- _What you have to do_
Nothing but the lines from the top of the data to the line holding "Power vs. RPM</div>" should be printed, word for word and both ends included; leave the pictures out.

- _Supplied material_
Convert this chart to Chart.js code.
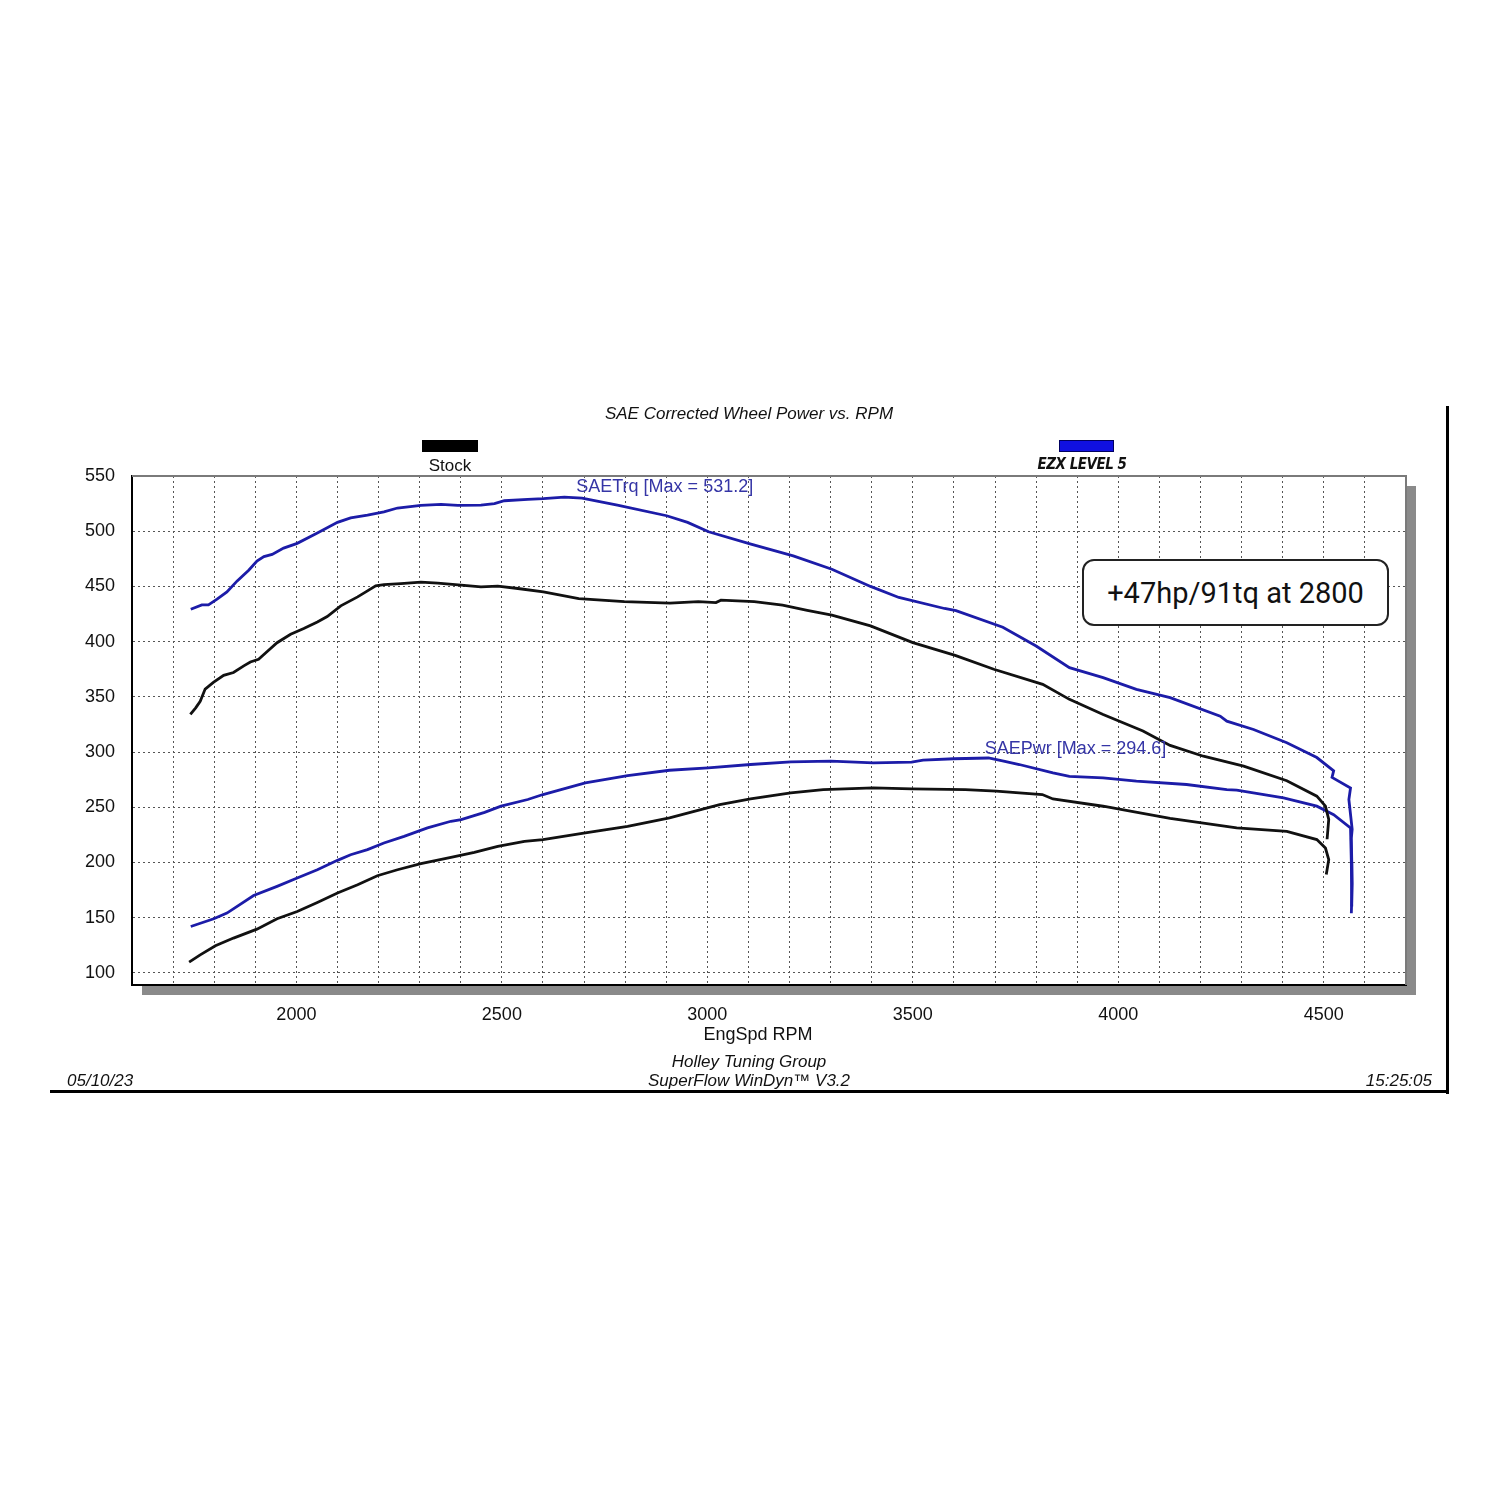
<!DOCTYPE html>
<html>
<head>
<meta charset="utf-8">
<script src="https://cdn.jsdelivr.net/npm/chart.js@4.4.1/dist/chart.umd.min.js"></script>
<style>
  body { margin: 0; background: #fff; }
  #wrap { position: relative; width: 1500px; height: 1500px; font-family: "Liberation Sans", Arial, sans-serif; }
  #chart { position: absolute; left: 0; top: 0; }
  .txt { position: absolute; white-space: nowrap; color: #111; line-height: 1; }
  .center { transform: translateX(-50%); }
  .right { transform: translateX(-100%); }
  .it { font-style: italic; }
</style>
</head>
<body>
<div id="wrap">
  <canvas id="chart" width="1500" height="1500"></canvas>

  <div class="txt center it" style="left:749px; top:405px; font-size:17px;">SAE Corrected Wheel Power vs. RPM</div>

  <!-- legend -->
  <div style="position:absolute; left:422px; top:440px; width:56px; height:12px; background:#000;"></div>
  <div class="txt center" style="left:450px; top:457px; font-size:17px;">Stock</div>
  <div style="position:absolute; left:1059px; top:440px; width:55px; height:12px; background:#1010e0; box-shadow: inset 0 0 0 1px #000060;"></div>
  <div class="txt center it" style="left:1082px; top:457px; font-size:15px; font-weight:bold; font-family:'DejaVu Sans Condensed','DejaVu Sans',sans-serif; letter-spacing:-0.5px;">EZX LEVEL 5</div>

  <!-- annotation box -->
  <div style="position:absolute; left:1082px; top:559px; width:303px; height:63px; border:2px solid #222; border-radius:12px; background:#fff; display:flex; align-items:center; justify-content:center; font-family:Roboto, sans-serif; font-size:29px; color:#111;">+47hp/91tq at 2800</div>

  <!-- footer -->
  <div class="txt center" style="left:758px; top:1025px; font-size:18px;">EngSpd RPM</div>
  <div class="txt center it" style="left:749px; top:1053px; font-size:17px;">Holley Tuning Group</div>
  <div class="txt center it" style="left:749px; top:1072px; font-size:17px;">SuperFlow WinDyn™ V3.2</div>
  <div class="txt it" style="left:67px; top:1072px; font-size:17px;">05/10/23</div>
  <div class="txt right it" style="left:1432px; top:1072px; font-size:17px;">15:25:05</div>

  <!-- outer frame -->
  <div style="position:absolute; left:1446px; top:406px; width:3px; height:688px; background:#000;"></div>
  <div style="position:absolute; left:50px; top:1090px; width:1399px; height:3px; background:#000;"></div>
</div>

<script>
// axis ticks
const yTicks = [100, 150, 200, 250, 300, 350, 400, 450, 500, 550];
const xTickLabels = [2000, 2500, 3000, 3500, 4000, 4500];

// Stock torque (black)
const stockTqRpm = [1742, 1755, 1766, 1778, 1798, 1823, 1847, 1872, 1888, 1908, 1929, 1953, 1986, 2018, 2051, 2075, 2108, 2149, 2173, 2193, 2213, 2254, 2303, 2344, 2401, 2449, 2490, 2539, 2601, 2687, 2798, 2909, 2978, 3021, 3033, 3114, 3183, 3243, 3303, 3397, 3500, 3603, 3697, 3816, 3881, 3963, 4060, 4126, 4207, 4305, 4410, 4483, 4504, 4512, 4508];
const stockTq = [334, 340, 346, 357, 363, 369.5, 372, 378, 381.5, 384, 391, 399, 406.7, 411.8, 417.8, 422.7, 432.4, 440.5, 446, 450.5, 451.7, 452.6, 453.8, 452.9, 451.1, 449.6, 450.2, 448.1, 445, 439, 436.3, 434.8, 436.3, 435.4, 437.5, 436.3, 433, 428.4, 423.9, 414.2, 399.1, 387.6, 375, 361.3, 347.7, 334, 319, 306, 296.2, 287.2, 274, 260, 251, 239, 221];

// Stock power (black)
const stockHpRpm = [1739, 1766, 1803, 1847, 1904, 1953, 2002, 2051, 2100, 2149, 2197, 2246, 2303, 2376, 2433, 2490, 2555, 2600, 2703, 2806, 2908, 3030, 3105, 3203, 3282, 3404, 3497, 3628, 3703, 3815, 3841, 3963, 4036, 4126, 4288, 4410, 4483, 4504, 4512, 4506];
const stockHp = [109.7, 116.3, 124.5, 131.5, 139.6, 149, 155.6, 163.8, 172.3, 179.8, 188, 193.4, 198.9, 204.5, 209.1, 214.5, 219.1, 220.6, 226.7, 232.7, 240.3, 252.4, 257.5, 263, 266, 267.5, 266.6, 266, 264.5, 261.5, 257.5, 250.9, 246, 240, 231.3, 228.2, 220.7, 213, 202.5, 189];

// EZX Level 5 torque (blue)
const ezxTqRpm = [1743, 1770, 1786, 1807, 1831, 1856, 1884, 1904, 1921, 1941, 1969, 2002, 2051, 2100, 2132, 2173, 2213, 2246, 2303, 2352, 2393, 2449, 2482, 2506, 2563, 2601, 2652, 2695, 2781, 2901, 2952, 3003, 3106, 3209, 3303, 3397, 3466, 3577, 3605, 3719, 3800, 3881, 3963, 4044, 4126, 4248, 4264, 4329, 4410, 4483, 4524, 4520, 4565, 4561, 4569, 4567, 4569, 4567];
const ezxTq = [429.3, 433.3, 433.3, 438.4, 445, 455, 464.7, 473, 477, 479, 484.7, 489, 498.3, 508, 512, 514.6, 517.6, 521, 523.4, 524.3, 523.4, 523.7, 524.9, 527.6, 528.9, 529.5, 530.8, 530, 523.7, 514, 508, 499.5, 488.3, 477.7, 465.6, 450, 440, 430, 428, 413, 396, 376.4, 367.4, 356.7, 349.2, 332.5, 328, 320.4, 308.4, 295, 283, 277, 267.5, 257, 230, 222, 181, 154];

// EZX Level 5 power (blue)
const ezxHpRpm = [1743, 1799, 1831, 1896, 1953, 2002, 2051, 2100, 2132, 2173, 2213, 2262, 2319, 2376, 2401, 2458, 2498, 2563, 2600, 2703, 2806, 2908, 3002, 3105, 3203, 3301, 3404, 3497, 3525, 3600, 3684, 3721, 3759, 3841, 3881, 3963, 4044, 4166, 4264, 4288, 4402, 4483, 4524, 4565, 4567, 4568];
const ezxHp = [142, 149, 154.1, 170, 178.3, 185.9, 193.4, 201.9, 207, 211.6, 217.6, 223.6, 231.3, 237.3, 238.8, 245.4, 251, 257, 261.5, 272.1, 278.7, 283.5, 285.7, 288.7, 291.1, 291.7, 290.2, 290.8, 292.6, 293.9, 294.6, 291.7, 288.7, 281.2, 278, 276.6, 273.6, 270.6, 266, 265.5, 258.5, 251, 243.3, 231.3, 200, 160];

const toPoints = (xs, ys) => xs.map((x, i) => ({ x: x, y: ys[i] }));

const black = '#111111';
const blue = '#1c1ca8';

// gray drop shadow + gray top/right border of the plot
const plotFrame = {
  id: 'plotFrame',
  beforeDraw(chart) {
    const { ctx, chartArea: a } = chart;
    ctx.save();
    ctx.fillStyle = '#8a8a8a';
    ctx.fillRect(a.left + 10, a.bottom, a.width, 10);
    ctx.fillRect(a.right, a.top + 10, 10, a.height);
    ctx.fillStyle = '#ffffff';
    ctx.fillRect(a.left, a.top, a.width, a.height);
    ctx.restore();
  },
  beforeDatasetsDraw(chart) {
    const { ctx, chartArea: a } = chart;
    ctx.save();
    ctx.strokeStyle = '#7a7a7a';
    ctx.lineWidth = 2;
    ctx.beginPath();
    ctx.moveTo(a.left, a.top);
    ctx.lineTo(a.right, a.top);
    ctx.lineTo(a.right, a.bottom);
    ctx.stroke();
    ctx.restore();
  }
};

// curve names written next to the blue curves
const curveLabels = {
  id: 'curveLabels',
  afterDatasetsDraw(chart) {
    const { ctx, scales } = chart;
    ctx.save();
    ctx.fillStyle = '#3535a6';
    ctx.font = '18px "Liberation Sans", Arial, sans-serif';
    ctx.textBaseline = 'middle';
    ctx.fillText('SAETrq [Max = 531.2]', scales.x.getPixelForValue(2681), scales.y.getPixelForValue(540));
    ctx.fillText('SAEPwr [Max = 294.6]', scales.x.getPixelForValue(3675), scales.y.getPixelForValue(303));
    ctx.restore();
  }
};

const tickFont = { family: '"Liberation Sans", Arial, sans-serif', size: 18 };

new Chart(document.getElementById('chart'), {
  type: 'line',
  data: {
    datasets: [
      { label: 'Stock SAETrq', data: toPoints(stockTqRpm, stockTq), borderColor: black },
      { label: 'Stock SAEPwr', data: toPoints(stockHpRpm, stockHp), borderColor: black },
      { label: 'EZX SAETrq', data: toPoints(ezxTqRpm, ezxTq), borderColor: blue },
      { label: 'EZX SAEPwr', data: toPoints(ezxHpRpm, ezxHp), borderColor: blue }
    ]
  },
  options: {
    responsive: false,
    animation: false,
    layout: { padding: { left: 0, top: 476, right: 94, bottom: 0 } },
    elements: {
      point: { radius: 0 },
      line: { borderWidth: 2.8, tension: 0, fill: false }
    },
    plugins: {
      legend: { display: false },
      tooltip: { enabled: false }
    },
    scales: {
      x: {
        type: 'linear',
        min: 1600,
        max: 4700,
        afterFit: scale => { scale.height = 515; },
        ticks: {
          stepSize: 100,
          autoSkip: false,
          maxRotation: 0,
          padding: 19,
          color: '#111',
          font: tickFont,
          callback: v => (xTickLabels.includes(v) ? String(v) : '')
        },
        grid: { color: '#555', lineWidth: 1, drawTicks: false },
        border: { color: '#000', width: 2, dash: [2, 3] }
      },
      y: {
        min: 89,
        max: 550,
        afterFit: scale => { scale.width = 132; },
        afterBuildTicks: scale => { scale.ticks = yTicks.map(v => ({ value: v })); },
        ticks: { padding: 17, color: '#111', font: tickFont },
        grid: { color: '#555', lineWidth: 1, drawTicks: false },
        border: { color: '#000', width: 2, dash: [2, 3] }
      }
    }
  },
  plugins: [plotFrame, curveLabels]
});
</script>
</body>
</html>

- _Finished exercise_
Convert this chart to Chart.js code.
<!DOCTYPE html>
<html>
<head>
<meta charset="utf-8">
<script src="https://cdn.jsdelivr.net/npm/chart.js@4.4.1/dist/chart.umd.min.js"></script>
<style>
  body { margin: 0; background: #fff; }
  #wrap { position: relative; width: 1500px; height: 1500px; font-family: "Liberation Sans", Arial, sans-serif; }
  #chart { position: absolute; left: 0; top: 0; }
  .txt { position: absolute; white-space: nowrap; color: #111; line-height: 1; }
  .center { transform: translateX(-50%); }
  .right { transform: translateX(-100%); }
  .it { font-style: italic; }
</style>
</head>
<body>
<div id="wrap">
  <canvas id="chart" width="1500" height="1500"></canvas>

  <div class="txt center it" style="left:749px; top:405px; font-size:17px;">SAE Corrected Wheel Power vs. RPM</div>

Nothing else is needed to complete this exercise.